_Dataset extract:_
——
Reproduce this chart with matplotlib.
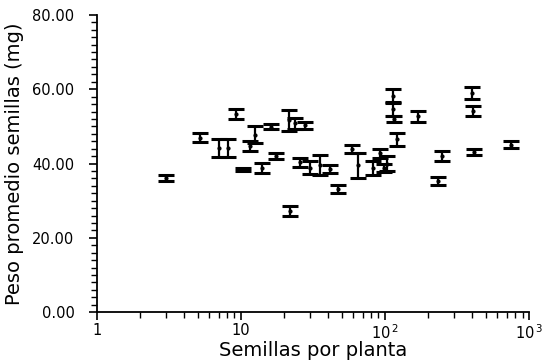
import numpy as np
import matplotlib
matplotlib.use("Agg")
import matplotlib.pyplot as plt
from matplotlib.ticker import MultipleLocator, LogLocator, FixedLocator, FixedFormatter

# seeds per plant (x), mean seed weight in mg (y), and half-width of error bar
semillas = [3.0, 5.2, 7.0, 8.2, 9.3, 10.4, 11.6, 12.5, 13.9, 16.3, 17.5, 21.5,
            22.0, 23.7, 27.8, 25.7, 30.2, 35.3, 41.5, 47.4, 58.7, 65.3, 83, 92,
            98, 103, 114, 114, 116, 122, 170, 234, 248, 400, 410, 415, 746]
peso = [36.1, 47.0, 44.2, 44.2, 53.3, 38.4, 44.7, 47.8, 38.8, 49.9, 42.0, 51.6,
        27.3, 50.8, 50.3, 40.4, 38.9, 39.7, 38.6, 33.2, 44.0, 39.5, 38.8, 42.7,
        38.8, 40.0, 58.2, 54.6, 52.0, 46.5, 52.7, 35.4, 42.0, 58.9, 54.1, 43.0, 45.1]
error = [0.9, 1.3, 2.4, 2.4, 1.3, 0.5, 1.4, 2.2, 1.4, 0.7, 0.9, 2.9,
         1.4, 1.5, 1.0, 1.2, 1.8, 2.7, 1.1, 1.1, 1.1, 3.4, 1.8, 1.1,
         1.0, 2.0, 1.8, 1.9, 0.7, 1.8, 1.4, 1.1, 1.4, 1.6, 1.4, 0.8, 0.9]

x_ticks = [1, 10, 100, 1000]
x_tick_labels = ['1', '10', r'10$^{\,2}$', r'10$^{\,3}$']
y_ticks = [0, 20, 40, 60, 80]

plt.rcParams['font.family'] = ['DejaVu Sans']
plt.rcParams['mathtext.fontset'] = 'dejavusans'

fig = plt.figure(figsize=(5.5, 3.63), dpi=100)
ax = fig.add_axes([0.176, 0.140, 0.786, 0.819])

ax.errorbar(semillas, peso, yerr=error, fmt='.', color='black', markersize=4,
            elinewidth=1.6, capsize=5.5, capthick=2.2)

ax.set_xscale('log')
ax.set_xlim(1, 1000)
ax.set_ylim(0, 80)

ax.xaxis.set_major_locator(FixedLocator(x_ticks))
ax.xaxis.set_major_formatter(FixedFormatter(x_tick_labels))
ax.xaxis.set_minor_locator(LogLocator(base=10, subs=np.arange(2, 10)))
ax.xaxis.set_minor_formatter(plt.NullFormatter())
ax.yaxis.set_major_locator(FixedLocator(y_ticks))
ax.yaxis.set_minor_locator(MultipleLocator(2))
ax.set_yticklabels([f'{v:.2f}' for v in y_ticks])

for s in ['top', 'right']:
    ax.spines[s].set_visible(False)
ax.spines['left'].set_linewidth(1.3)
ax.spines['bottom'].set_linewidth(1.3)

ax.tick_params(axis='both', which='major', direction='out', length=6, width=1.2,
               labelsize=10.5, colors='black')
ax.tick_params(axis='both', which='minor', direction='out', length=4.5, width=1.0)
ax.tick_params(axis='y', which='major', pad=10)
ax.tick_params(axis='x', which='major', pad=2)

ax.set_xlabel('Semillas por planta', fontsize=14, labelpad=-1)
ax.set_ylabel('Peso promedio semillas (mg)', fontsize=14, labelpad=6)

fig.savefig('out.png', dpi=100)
——
_Task objective:_ Pictures excluded, repeat exactly the lines from the top of the material through the line with "from matplotlib.ticker import", including both of those lines.

_Expected answer:_
Reproduce this chart with matplotlib.
import numpy as np
import matplotlib
matplotlib.use("Agg")
import matplotlib.pyplot as plt
from matplotlib.ticker import MultipleLocator, LogLocator, FixedLocator, FixedFormatter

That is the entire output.